What this task involves = Identify and reproduce every line holding the string "seaborn".
━━━
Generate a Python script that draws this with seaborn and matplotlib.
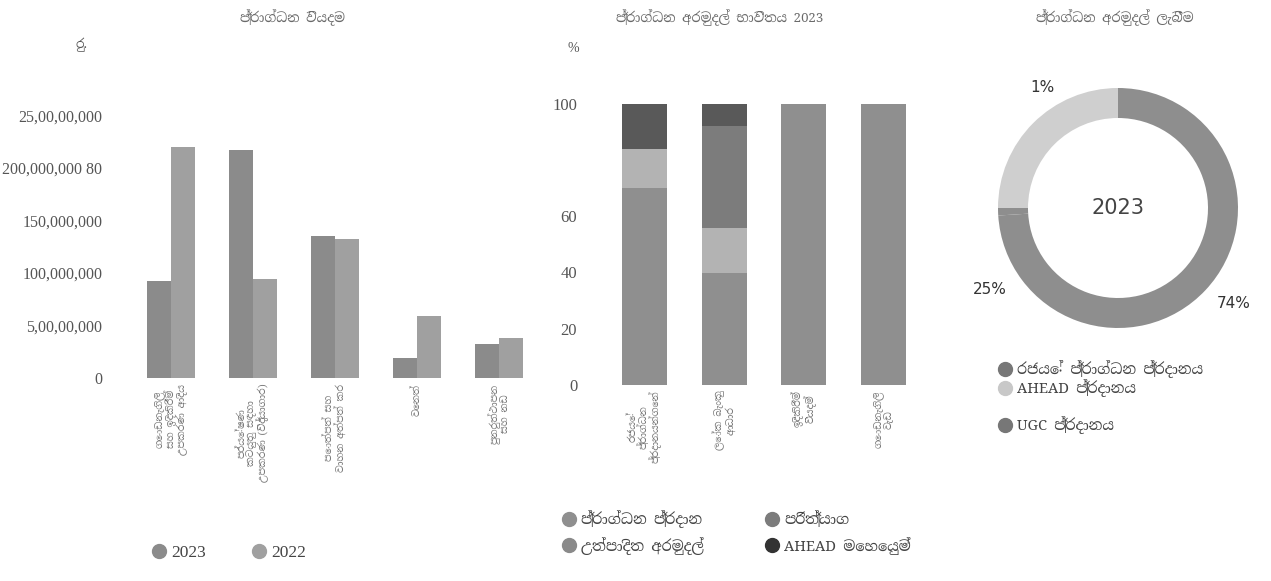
import matplotlib
matplotlib.use("Agg")
import matplotlib.pyplot as plt
from matplotlib import font_manager
from matplotlib.lines import Line2D
import seaborn as sns
import pandas as pd

# ---------------- data ----------------
exp_categories = [
    "ගොඩනැගිලි\nසහ ඉදිකිරීම්\nඋපකරණ ආදිය",
    "පර්යේෂණ\nකටයුතු සඳහා\nඋපකරණ (විද්‍යාගාර)",
    "පොත්පත් සහ\nවාහන අත්පත් කර",
    "වෙනත්",
    "පුනරුත්ථාපන\nසහ නඩ",
]
exp_2023 = [92_000_000, 217_000_000, 135_000_000, 19_000_000, 32_000_000]
exp_2022 = [220_000_000, 94_000_000, 132_000_000, 59_000_000, 38_000_000]
exp_years = ["2023", "2022"]
exp_ticks = [0, 50_000_000, 100_000_000, 150_000_000, 200_000_000, 250_000_000]
exp_tick_labels = ["0", "5,00,00,000", "100,000,000", "150,000,000",
                   "200,000,000 80", "25,00,00,000"]

use_categories = [
    "රජයේ\nප්‍රාග්ධන\nප්‍රදානයන්ගෙන්",
    "ලෝක බැංකු\nආධාර",
    "ඉදිකිරීම්\nවියදම්",
    "ගොඩනැගිලි\nවැඩ",
]
use_series = ["ප්‍රාග්ධන ප්‍රදාන", "උත්පාදිත අරමුදල්", "පරිත්‍යාග", "AHEAD මෙහෙයුම්"]
use_grant = [70, 40, 100, 100]
use_generated = [14, 16, 0, 0]
use_donation = [0, 36, 0, 0]
use_ahead = [16, 8, 0, 0]
use_ticks = [0, 20, 40, 60, 100]

rec_labels = ["රජයේ ප්‍රාග්ධන ප්‍රදානය", "UGC ප්‍රදානය", "AHEAD ප්‍රදානය"]
rec_values = [74, 1, 25]
rec_pct_text = ["74%", "1%", "25%"]

# ---------------- style ----------------
sns.set_theme(style="white")
avail = {f.name for f in font_manager.fontManager.ttflist}
sinhala = [n for n in avail if "Sinhala" in n]
serif_fam = sinhala + ["Liberation Serif", "DejaVu Serif"]
sans_fam = sinhala + ["DejaVu Sans"]
num_fam = ["Liberation Serif", "DejaVu Serif"]
plt.rcParams["font.family"] = serif_fam

W, H = 1271, 581
fig = plt.figure(figsize=(W / 100, H / 100), dpi=100)
fig.patch.set_facecolor("white")

def fx(px):
    return px / W

def fy(py):
    return 1 - py / H

TXT = "#555555"
TITLE = "#6a6a6a"

# ---------------- left: grouped bars ----------------
c23, c22 = "#8b8b8b", "#a0a0a0"
ax1 = fig.add_axes([fx(130), fy(378), fx(410), (378 - 74) / H])
df1 = pd.DataFrame({
    "cat": exp_categories * 2,
    "year": [exp_years[0]] * len(exp_categories) + [exp_years[1]] * len(exp_categories),
    "val": exp_2023 + exp_2022,
})
sns.barplot(data=df1, x="cat", y="val", hue="year", order=exp_categories,
            hue_order=exp_years, palette=[c23, c22], width=0.58, gap=0,
            saturation=1, ax=ax1, legend=False, edgecolor="none")
ax1.set_ylim(0, 304 / 52.5 * 50_000_000)
ax1.set_yticks(exp_ticks)
ax1.set_yticklabels(exp_tick_labels, fontsize=11.5, color=TXT, family=num_fam)
ax1.set_xticks(range(len(exp_categories)))
ax1.set_xticklabels(exp_categories, rotation=90, fontsize=7, color="#777777",
                    linespacing=1.0, family=sans_fam)
ax1.tick_params(axis="y", length=0, pad=20)
ax1.tick_params(axis="x", length=0, pad=4)
ax1.set_xlabel("")
ax1.set_ylabel("")
for s in ax1.spines.values():
    s.set_visible(False)
fig.text(fx(293), fy(18), "ප්‍රාග්ධන වියදම", ha="center", va="center",
         fontsize=9.5, color=TITLE, family=sans_fam)
fig.text(fx(82), fy(45), "රු.", ha="center", va="center", fontsize=9,
         color=TXT, family=sans_fam)
leg1 = [Line2D([], [], marker="o", ls="none", markersize=10, color=c23, label=exp_years[0]),
        Line2D([], [], marker="o", ls="none", markersize=10, color=c22, label=exp_years[1])]
fig.legend(handles=leg1, loc="center left", bbox_to_anchor=(fx(150), fy(553)),
           ncol=2, frameon=False, handletextpad=0.2, handlelength=1.0,
           borderpad=0, borderaxespad=0, columnspacing=2.6,
           labelcolor="#444444", prop={"family": num_fam, "size": 12.5})

# ---------------- middle: stacked bars ----------------
col_grant, col_gen, col_don, col_ahead = "#8f8f8f", "#b3b3b3", "#7c7c7c", "#595959"
ax2 = fig.add_axes([fx(605), fy(385), fx(318), (385 - 70) / H])
layers = [use_grant, use_generated, use_donation, use_ahead]
layer_cols = [col_grant, col_gen, col_don, col_ahead]
cum = []
run = [0] * len(use_categories)
for lay in layers:
    run = [a + b for a, b in zip(run, lay)]
    cum.append(list(run))
for level in range(len(layers) - 1, -1, -1):
    d = pd.DataFrame({"cat": use_categories, "val": cum[level]})
    sns.barplot(data=d, x="cat", y="val", order=use_categories,
                color=layer_cols[level], width=0.57, saturation=1,
                ax=ax2, edgecolor="none")
ax2.set_ylim(0, 112)
ax2.set_xlim(-0.5, len(use_categories) - 0.5)
ax2.set_yticks(use_ticks)
ax2.set_yticklabels([str(t) for t in use_ticks], fontsize=12, color=TXT,
                    family=num_fam)
ax2.set_xticks(range(len(use_categories)))
ax2.set_xticklabels(use_categories, rotation=90, fontsize=7, color="#777777",
                    linespacing=1.0, family=sans_fam)
ax2.tick_params(axis="y", length=0, pad=20)
ax2.tick_params(axis="x", length=0, pad=4)
ax2.set_xlabel("")
ax2.set_ylabel("")
for s in ax2.spines.values():
    s.set_visible(False)
fig.text(fx(720), fy(18), "ප්‍රාග්ධන අරමුදල් භාවිතය 2023", ha="center",
         va="center", fontsize=9.5, color=TITLE, family=sans_fam)
fig.text(fx(573), fy(48), "%", ha="center", va="center", fontsize=10,
         color=TXT, family=num_fam)
leg2 = [Line2D([], [], marker="o", ls="none", markersize=10, color=col_grant, label=use_series[0]),
        Line2D([], [], marker="o", ls="none", markersize=10, color="#8a8a8a", label=use_series[1]),
        Line2D([], [], marker="o", ls="none", markersize=10, color=col_don, label=use_series[2]),
        Line2D([], [], marker="o", ls="none", markersize=10, color="#333333", label=use_series[3])]
fig.legend(handles=leg2, loc="upper left", bbox_to_anchor=(fx(562), fy(510)),
           ncol=2, frameon=False, handletextpad=0.3, handlelength=1.0,
           borderpad=0, borderaxespad=0, columnspacing=4.2,
           labelspacing=0.6, labelcolor="#444444",
           prop={"family": sans_fam, "size": 10.5})

# ---------------- right: donut ----------------
rec_cols = ["#8e8e8e", "#8e8e8e", "#cfcfcf"]
ax3 = fig.add_axes([fx(968), fy(358), fx(300), 300 / H])
ax3.pie(rec_values, colors=rec_cols, startangle=90, counterclock=False,
        wedgeprops={"width": 0.25, "edgecolor": "none", "linewidth": 0})
ax3.set_aspect("equal")
ax3.text(0, 0, "2023", ha="center", va="center", fontsize=15, color="#444444",
         family=["DejaVu Sans"])
pct_pos = [(0.96, -0.80), (-0.63, 1.0), (-1.07, -0.68)]
for t, (x, y) in zip(rec_pct_text, pct_pos):
    ax3.text(x, y, t, ha="center", va="center", fontsize=11, color="#333333",
             family=["DejaVu Sans"])
fig.text(fx(1115), fy(18), "ප්‍රාග්ධන අරමුදල් ලැබීම", ha="center",
         va="center", fontsize=9.5, color=TITLE, family=sans_fam)
leg3a = [Line2D([], [], marker="o", ls="none", markersize=10, color="#777777", label=rec_labels[0]),
         Line2D([], [], marker="o", ls="none", markersize=10, color="#c8c8c8", label=rec_labels[2])]
fig.legend(handles=leg3a, loc="upper left", bbox_to_anchor=(fx(998), fy(360)),
           frameon=False, handletextpad=0.3, handlelength=1.0, labelspacing=0.1,
           borderpad=0, borderaxespad=0,
           labelcolor="#444444", prop={"family": serif_fam, "size": 10.5})
leg3b = [Line2D([], [], marker="o", ls="none", markersize=10, color="#777777", label=rec_labels[1])]
fig.legend(handles=leg3b, loc="upper left", bbox_to_anchor=(fx(998), fy(416)),
           frameon=False, handletextpad=0.3, handlelength=1.0,
           borderpad=0, borderaxespad=0,
           labelcolor="#444444", prop={"family": serif_fam, "size": 10.5})

fig.savefig("out.png", dpi=100, facecolor="white")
━━━
The result =
Generate a Python script that draws this with seaborn and matplotlib.
import seaborn as sns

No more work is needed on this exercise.